# Provided material start
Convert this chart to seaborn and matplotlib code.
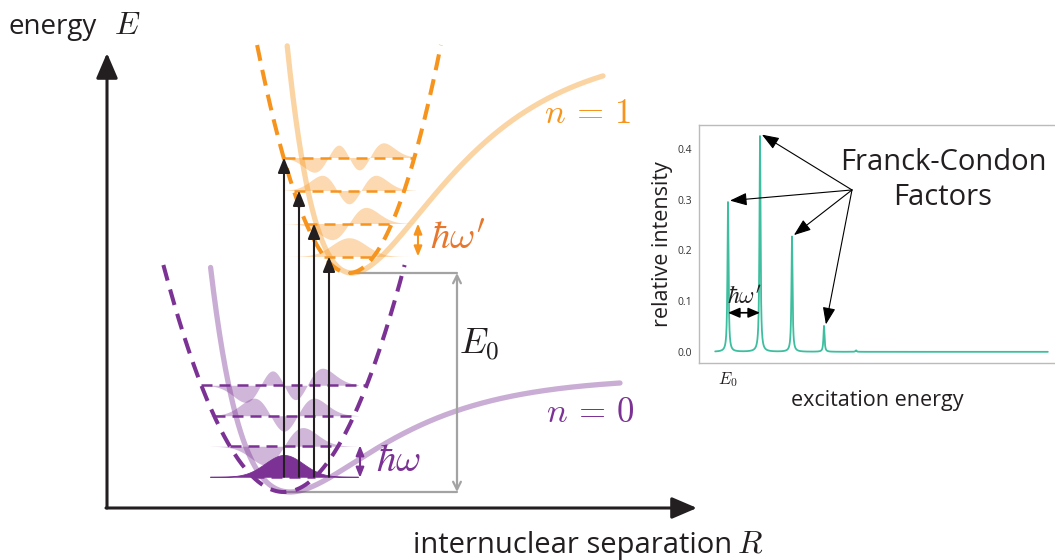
import numpy as np
import matplotlib
matplotlib.use('Agg')
import matplotlib.pyplot as plt
import seaborn as sns
from math import factorial
from numpy.polynomial.hermite import hermval

sns.set_theme(style='white')
plt.rcParams['font.family'] = ['Open Sans', 'DejaVu Sans']
plt.rcParams['mathtext.fontset'] = 'cm'

# ---- two electronic states (diagram units, energy upwards) ----
state_names = [r'$n\,=\,0$', r'$n\,=\,1$']
state_colors = ['#7b3294', '#f7941d']
well_center = [284, 349]
well_min = [68, 287]
well_curv = [0.0156, 0.027]
well_top = [295, 515]
level_spacing = [30.5, 33.0]
n_levels = 4
psi_scale = [19, 17]
psi_amp = [29, 25]

# morse curves
morse_x0 = [290, 352]
morse_depth = [115, 227]
morse_a = [0.01101, 0.0107]
morse_xmax = [620, 603]

# vertical transitions n=0,v=0 -> n=1,v
transition_x = [284, 299, 314, 329]
transition_to = [3, 2, 1, 0]

# absorption spectrum (inset)
peak_pos = [0.4, 1.4, 2.4, 3.4, 4.4]
peak_height = [0.295, 0.425, 0.227, 0.051, 0.003]
yticks = [0.0, 0.1, 0.2, 0.3, 0.4]
ytick_labels = ['0.0', '0.1', '0.2', '0.3', '0.4']

ink = '#231f20'
grey = '#a3a3a3'


def level(i, v):
    return well_min[i] + level_spacing[i] * (v + 0.5)


def psi(v, xi):
    c = np.zeros(v + 1)
    c[v] = 1
    norm = 1.0 / np.sqrt(2**v * factorial(v)) * np.pi**-0.25
    return norm * hermval(xi, c) * np.exp(-xi**2 / 2)


fig = plt.figure(figsize=(10.55, 5.6), dpi=100)
ax = fig.add_axes([0, 0, 1, 1])
ax.set_xlim(0, 1055)
ax.set_ylim(0, 560)
ax.axis('off')

# axes arrows
ax.annotate('', xy=(107, 507), xytext=(107, 52),
            arrowprops=dict(arrowstyle='-|>,head_length=0.7,head_width=0.3',
                            lw=2.2, color=ink, mutation_scale=22, shrinkA=0, shrinkB=0))
ax.annotate('', xy=(697, 52), xytext=(106, 52),
            arrowprops=dict(arrowstyle='-|>,head_length=0.7,head_width=0.3',
                            lw=2.2, color=ink, mutation_scale=22, shrinkA=0, shrinkB=0))
ax.text(9, 533, 'energy', fontsize=20, color=ink, va='center', ha='left')
ax.text(114, 534, '$E$', fontsize=23, color=ink, va='center', ha='left')
ax.text(413, 15, 'internuclear separation', fontsize=21, color=ink, va='center', ha='left')
ax.text(737, 16, '$R$', fontsize=23, color=ink, va='center', ha='left')

for i in range(2):
    col = state_colors[i]
    c = well_center[i]
    k = well_curv[i]

    # morse potential
    xm = np.linspace(150, morse_xmax[i], 800)
    vm = well_min[i] + morse_depth[i] * (1 - np.exp(-morse_a[i] * (xm - morse_x0[i])))**2
    keep = vm <= well_top[i]
    sns.lineplot(x=xm[keep], y=vm[keep], ax=ax, color=col, lw=3.8, alpha=0.4,
                 sort=False, estimator=None)

    # wavefunctions
    xi = np.linspace(-3.9, 3.9, 500)
    for v in range(n_levels):
        E = level(i, v)
        p = psi(v, xi) * psi_amp[i]
        if i == 0 and v == 0:
            ax.fill_between(c + psi_scale[i] * xi, E, E + p, color=col, lw=0.6, zorder=3)
        else:
            ax.fill_between(c + psi_scale[i] * xi, E, E + p, color=col, alpha=0.35, lw=0, zorder=2)

    # harmonic well
    h = np.sqrt((well_top[i] - well_min[i]) / k)
    xp = np.linspace(c - h, c + h, 400)
    ax.plot(xp, well_min[i] + k * (xp - c)**2, color=col, lw=2.9,
            linestyle=(0, (4, 2.3)), zorder=4)

    # vibrational levels
    for v in range(n_levels):
        E = level(i, v)
        hw = np.sqrt((E - well_min[i]) / k)
        ax.plot([c - hw, c + hw], [E, E], color=col, lw=1.8,
                linestyle=(0, (4.4, 2.8)), zorder=4 if v > 0 or i == 1 else 2)

# E0 bracket
ax.plot([well_center[1], 457], [well_min[1], well_min[1]], color=grey, lw=1.6, zorder=1)
ax.plot([well_center[0], 457], [well_min[0], well_min[0]], color=grey, lw=1.6, zorder=1)
ax.annotate('', xy=(457, well_min[1]), xytext=(457, well_min[0]),
            arrowprops=dict(arrowstyle='<->', lw=1.6, color=grey, mutation_scale=14,
                            shrinkA=0, shrinkB=0))
ax.text(459, 215, '$E_0$', fontsize=26, color=ink, va='center', ha='left')

# transitions
for xt, v in zip(transition_x, transition_to):
    ax.annotate('', xy=(xt, level(1, v)), xytext=(xt, level(0, 0)),
                arrowprops=dict(arrowstyle='-|>,head_length=0.7,head_width=0.28',
                                lw=1.5, color=ink, mutation_scale=13, shrinkA=0, shrinkB=0),
                zorder=6)

# quanta
ax.annotate('', xy=(418, level(1, 1)), xytext=(418, level(1, 0)),
            arrowprops=dict(arrowstyle='<|-|>,head_length=0.5,head_width=0.2', lw=1.5,
                            color=state_colors[1], mutation_scale=12, shrinkA=0, shrinkB=0))
ax.text(430, 321, r"$\hbar\omega'$", fontsize=28, color='#e8772e', va='center', ha='left')
ax.annotate('', xy=(360, level(0, 1) + 1), xytext=(360, level(0, 0) - 1),
            arrowprops=dict(arrowstyle='<|-|>,head_length=0.5,head_width=0.2', lw=1.5,
                            color=state_colors[0], mutation_scale=12, shrinkA=0, shrinkB=0))
ax.text(376, 99, r'$\hbar\omega$', fontsize=28, color=state_colors[0], va='center', ha='left')

ax.text(587, 446, state_names[1], fontsize=25, color=state_colors[1], va='center', ha='center')
ax.text(590, 147, state_names[0], fontsize=25, color=state_colors[0], va='center', ha='center')

# ---- inset spectrum ----
sx = np.sort(np.concatenate([np.arange(0, 10.4, 0.004), peak_pos]))
sy = np.zeros_like(sx)
gam = 0.02
for x0, hgt in zip(peak_pos, peak_height):
    sy += hgt * gam**2 / ((sx - x0)**2 + gam**2)

ax2 = fig.add_axes([699 / 1055, 197 / 560, 356 / 1055, 238 / 560])
sns.lineplot(x=sx, y=sy, ax=ax2, color='#3dbf9f', lw=1.3, sort=False, estimator=None)
ax2.set_xlim(-0.506, 10.62)
ax2.set_ylim(-0.022, 0.447)
for s in ['left', 'top', 'bottom']:
    ax2.spines[s].set_color('#bbbbbb')
    ax2.spines[s].set_linewidth(1)
ax2.spines['right'].set_visible(False)
ax2.set_yticks(yticks)
ax2.set_yticklabels(ytick_labels, fontsize=7.5, color='#333333')
ax2.set_xticks([peak_pos[0]])
ax2.set_xticklabels(['$E_0$'], fontsize=12, color=ink)
ax2.tick_params(length=0, pad=5)
ax2.set_xlabel('excitation energy', fontsize=15.5, color=ink, labelpad=1)
ax2.set_ylabel('relative intensity', fontsize=15.5, color=ink, labelpad=3)

ax2.text(7.12, 0.339, 'Franck-Condon\nFactors', fontsize=21, color=ink,
         ha='center', va='center', linespacing=1.25)
src = (4.275, 0.319)
for x0, hgt in zip(peak_pos[:4], peak_height[:4]):
    ax2.annotate('', xy=(x0 + 0.06, hgt + 0.003), xytext=src,
                 arrowprops=dict(arrowstyle='-|>,head_length=0.8,head_width=0.3', lw=0.8,
                                 color='black', mutation_scale=13, shrinkA=0, shrinkB=0))
ax2.annotate('', xy=(peak_pos[1], 0.077), xytext=(peak_pos[0], 0.077),
             arrowprops=dict(arrowstyle='<|-|>,head_length=0.7,head_width=0.3', lw=1.2,
                             color='black', mutation_scale=10, shrinkA=0, shrinkB=0))
ax2.text(0.9, 0.106, r"$\hbar\omega'$", fontsize=17, color=ink, ha='center', va='center')

fig.savefig('out.png', dpi=100)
# Provided material end
* Task description *
Make an exact copy of the lines from the top of the material through the line with "from numpy.polynomial.hermite import hermval", pictures excluded.

* The completed task *
Convert this chart to seaborn and matplotlib code.
import numpy as np
import matplotlib
matplotlib.use('Agg')
import matplotlib.pyplot as plt
import seaborn as sns
from math import factorial
from numpy.polynomial.hermite import hermval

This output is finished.